If you cannot concentrate, sleep or eat normally, and do your
job most days, it's time to consult a professional counselor
or consider an anti-depressant to help you manage stress,
until you can stabilize your life again.
6.
It takes two to five years to get over a major loss, such
as divorce: so be easy on yourself, knowing that you have
to first get through all the seasons of the year in a new
way, including holidays, birthdays, and even anniversaries.
Usually, by the second year, new customs develop, and the
pain dulls. An adjustment that lasts as long as five years
depends on whether the marriage had been dysfunctional for
years or not, the length of the marriage, the depth of the
relationship before it was upended, and the reasons behind
the break-up.
Divorcing
persons who move quickly into new relationships, without working
through the agony of what went wrong in the original marriage,
may be condemned to repeat the same mistakes. Even though
serial monogamy may be the prevailing form of marriage in
the US today, breaking up, as the song says, is hard to do.
It takes a psychological, emotional, social, physical, spiritual
and financial toll, and healing requires time and effort.

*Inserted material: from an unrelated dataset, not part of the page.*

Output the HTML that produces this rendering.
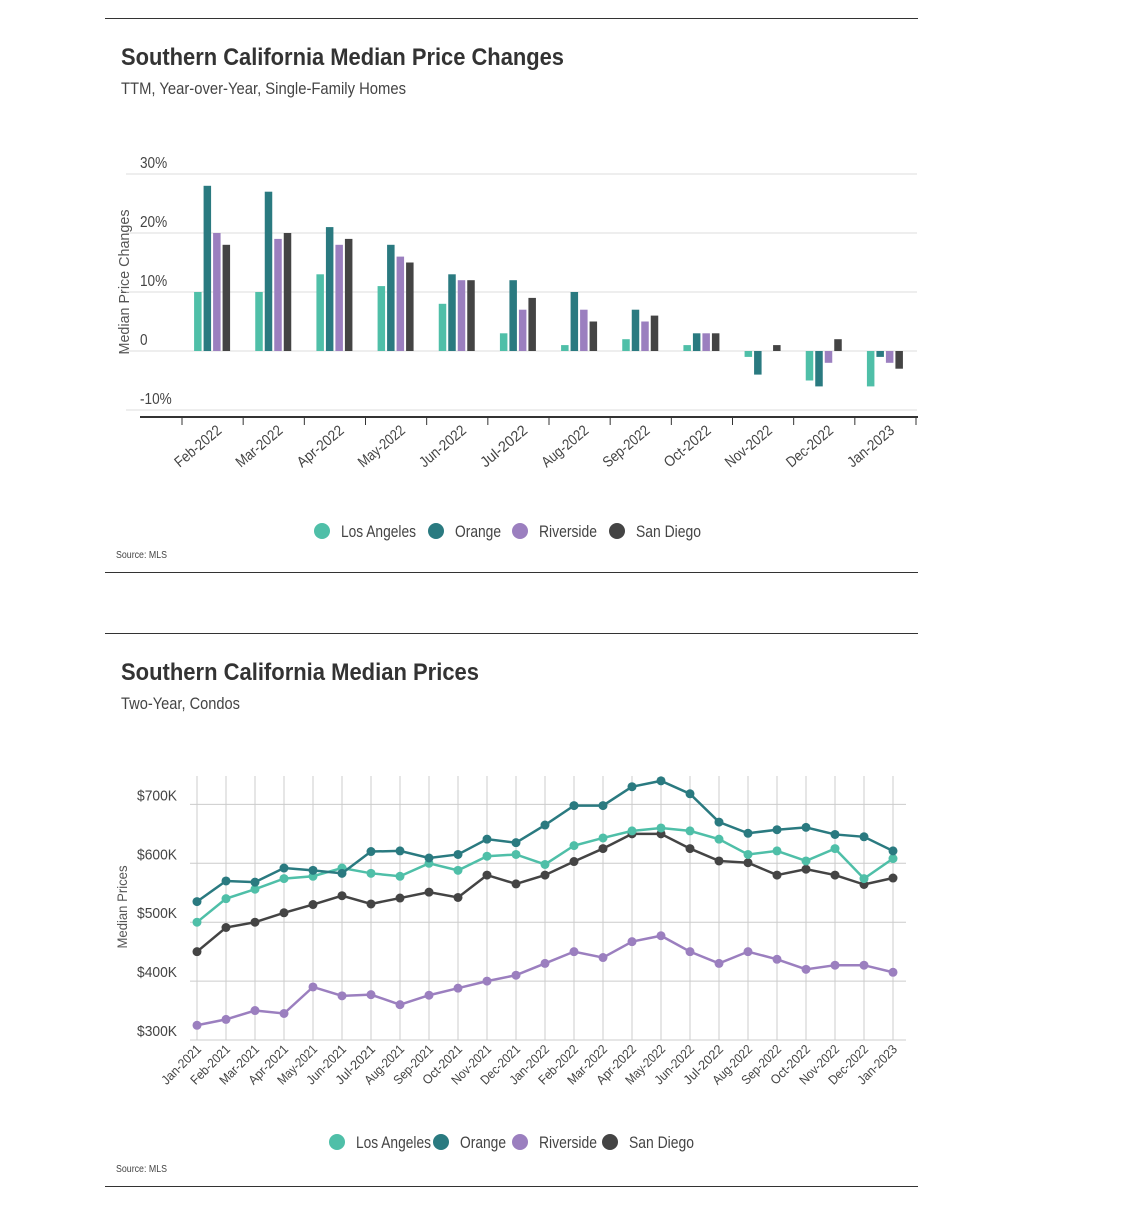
<!DOCTYPE html>
<html><head><meta charset="utf-8">
<style>
body{margin:0;background:#fff;width:1148px;height:1207px;overflow:hidden;font-family:"Liberation Sans",sans-serif;color:#333}
svg{position:absolute;left:0;top:0}
</style></head>
<body>
<svg width="1148" height="1207" id="svg" font-family="Liberation Sans, sans-serif">
<line x1="105" y1="18.5" x2="918" y2="18.5" stroke="#333"/>
<text x="121" y="65" font-size="24" font-weight="bold" fill="#333" textLength="443" lengthAdjust="spacingAndGlyphs">Southern California Median Price Changes</text>
<text x="121" y="94" font-size="17" fill="#444" textLength="285" lengthAdjust="spacingAndGlyphs">TTM, Year-over-Year, Single-Family Homes</text>
<text transform="translate(129,282) rotate(-90)" text-anchor="middle" font-size="15" fill="#555" textLength="145" lengthAdjust="spacingAndGlyphs">Median Price Changes</text>
<text x="116" y="558" font-size="10" fill="#444" textLength="51" lengthAdjust="spacingAndGlyphs">Source: MLS</text>
<line x1="105" y1="572.5" x2="918" y2="572.5" stroke="#333"/>
<line x1="105" y1="633.5" x2="918" y2="633.5" stroke="#333"/>
<text x="121" y="680" font-size="24" font-weight="bold" fill="#333" textLength="358" lengthAdjust="spacingAndGlyphs">Southern California Median Prices</text>
<text x="121" y="709" font-size="17" fill="#444" textLength="119" lengthAdjust="spacingAndGlyphs">Two-Year, Condos</text>
<text transform="translate(127,907) rotate(-90)" text-anchor="middle" font-size="14" fill="#555" textLength="83" lengthAdjust="spacingAndGlyphs">Median Prices</text>
<text x="116" y="1172" font-size="10" fill="#444" textLength="51" lengthAdjust="spacingAndGlyphs">Source: MLS</text>
<line x1="105" y1="1186.5" x2="918" y2="1186.5" stroke="#333"/>
<g id="c1"></g><g id="c2"></g>
</svg>
<script>
const barCats=["Feb-2022","Mar-2022","Apr-2022","May-2022","Jun-2022","Jul-2022","Aug-2022","Sep-2022","Oct-2022","Nov-2022","Dec-2022","Jan-2023"];
const barLA=[10,10,13,11,8,3,1,2,1,-1,-5,-6];
const barOrange=[28,27,21,18,13,12,10,7,3,-4,-6,-1];
const barRiverside=[20,19,18,16,12,7,7,5,3,0,-2,-2];
const barSanDiego=[18,20,19,15,12,9,5,6,3,1,2,-3];
const barTicks=[30,20,10,0,-10];
const barTickLabels=["30%","20%","10%","0","-10%"];
const lineCats=["Jan-2021","Feb-2021","Mar-2021","Apr-2021","May-2021","Jun-2021","Jul-2021","Aug-2021","Sep-2021","Oct-2021","Nov-2021","Dec-2021","Jan-2022","Feb-2022","Mar-2022","Apr-2022","May-2022","Jun-2022","Jul-2022","Aug-2022","Sep-2022","Oct-2022","Nov-2022","Dec-2022","Jan-2023"];
const lineOrange=[535,570,568,592,588,583,620,621,609,615,641,635,665,698,698,730,740,718,670,651,657,661,649,645,621];
const lineLA=[500,540,556,574,578,592,583,578,600,588,612,615,598,630,643,655,660,655,641,615,621,604,625,574,608];
const lineSanDiego=[450,491,500,516,530,545,531,541,551,542,580,565,580,603,625,650,650,625,604,601,580,590,580,564,575];
const lineRiverside=[325,335,350,345,390,375,377,360,376,388,400,410,430,450,440,467,477,450,430,450,437,420,427,427,415];
const lineTicks=[700,600,500,400,300];
const lineTickLabels=["$700K","$600K","$500K","$400K","$300K"];
const seriesNames=["Los Angeles","Orange","Riverside","San Diego"];
const colors=["#4fbfa8","#2a7a80","#9b7fbf","#444444"];
const NS="http://www.w3.org/2000/svg";
function mk(p,tag,at){const e=document.createElementNS(NS,tag);for(const k in at)e.setAttribute(k,at[k]);p.appendChild(e);return e;}
// chart 1
const c1=document.getElementById('c1');
const y1=v=>351-v*5.9;
const x0=182,bw=(916-182)/barCats.length;
barTicks.forEach((t,i)=>{
  const g=mk(c1,'line',{x1:126,x2:917,y1:y1(t),y2:y1(t),stroke:'#ddd'});
  
  
  const tx=mk(c1,'text',{x:140,y:y1(t)-6,'font-size':16,fill:'#444',transform:`translate(${140*0.15},0) scale(0.85,1)`});tx.textContent=barTickLabels[i];
  
  
});
const ax=mk(c1,'line',{x1:140,x2:918,y1:417,y2:417,stroke:'#333','stroke-width':2});


for(let i=0;i<=barCats.length;i++){const t=mk(c1,'line',{x1:x0+i*bw,x2:x0+i*bw,y1:417,y2:425,stroke:'#333'});
  
  }
const bs=[barLA,barOrange,barRiverside,barSanDiego];
barCats.forEach((c,i)=>{
  const cx=x0+(i+0.5)*bw;
  bs.forEach((s,j)=>{
    const v=s[i];if(v===0)return;
    const x=cx-18.5+j*9.5;
    const r=mk(c1,'rect',{x:x,y:Math.min(y1(v),y1(0)),width:7.5,height:Math.abs(y1(v)-y1(0)),fill:colors[j]});
    
    
  });
  const l=mk(c1,'text',{transform:`translate(${cx+10},432) rotate(-40)`,'text-anchor':'end','font-size':15,fill:'#444',textLength:56,lengthAdjust:'spacingAndGlyphs'});l.textContent=c;
  
  
});
const legW=[75,46,58,65];
function legend(p,y,xs,name){
  seriesNames.forEach((n,j)=>{
    const g=mk(p,'g',{});
    
    
    mk(g,'circle',{cx:xs[j],cy:y,r:8,fill:colors[j]});
    const t=mk(g,'text',{x:xs[j]+19,y:y+6,'font-size':17,fill:'#444',textLength:legW[j],lengthAdjust:'spacingAndGlyphs'});t.textContent=n;
  });
}
legend(c1,531,[322,436,520,617],'chart1');
// chart 2
const c2=document.getElementById('c2');
const y2=v=>1040-(v-300)*0.589;
const lx=i=>197+i*29;
lineTicks.forEach((t,i)=>{
  const g=mk(c2,'line',{x1:190,x2:906,y1:y2(t),y2:y2(t),stroke:'#ccc'});
  
  
  const tx=mk(c2,'text',{x:137,y:y2(t)-4,'font-size':15,fill:'#444',textLength:40,lengthAdjust:'spacingAndGlyphs'});tx.textContent=lineTickLabels[i];
  
  
});
lineCats.forEach((c,i)=>{
  const g=mk(c2,'line',{x1:lx(i),x2:lx(i),y1:776,y2:1040,stroke:'#ccc'});
  
  
  const l=mk(c2,'text',{transform:`translate(${lx(i)+5},1050) rotate(-45)`,'text-anchor':'end','font-size':13,fill:'#444',textLength:50,lengthAdjust:'spacingAndGlyphs'});l.textContent=c;
  
  
});
const ls=[lineLA,lineOrange,lineRiverside,lineSanDiego];
[2,3,0,1].forEach(j=>{
  const s=ls[j];
  const p=mk(c2,'polyline',{points:s.map((v,i)=>lx(i)+','+y2(v)).join(' '),fill:'none',stroke:colors[j],'stroke-width':2.5});
  
  
  s.forEach((v,i)=>{const d=mk(c2,'circle',{cx:lx(i),cy:y2(v),r:4.5,fill:colors[j]});
    
    });
});
legend(c2,1142,[337,441,520,610],'chart2');
</script>
</body></html>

Those who never heal may live out their lives in unresolved
conflict or bitterness , and transmit those feelings to the
next generation.
7.
In the midst of a divorce, decisions affecting the business
need to be made wearing your business hat: Especially
if the family business is your primary financial resource,
the last thing you want to do is lose that too. For some,
a brief leave of absence, may be appropriate; for others,
work becomes essential to give structure to each day.
Of
course, in a vindictive divorce between Angry Associates or
Fiery Foes the business itself may become the target. I don't
believe anyone gets married with the goal of getting divorced,
but the family business needs to protect itself in advance
from such a possibility, through buy-sells that keep the business
stock in the original family, or through pre-nuptual agreements.
Even when an amicable divorce happens between owners, retirement
plans need to be revisited, in order to support two households
rather than one. Divorce highlights the necessity for each
family member, employed or holding stock in the family business,
to have an exit strategy, and a way to redeem stock fairly
and gracefully, without putting the business at risk.
Given
our extended life spans and the extraordinary changes that
happen before that 50th anniversary party, a lifelong, loving
marriage may be something of a miracle. Every family I know,
including my own, has at least one divorce within it. Family
business owners can't pretend it will never happen to them.
They can educate themselves, protect the business from the
worst ravages of divorce, and determine that a "Good
Divorce" will no longer be only an oxymoron.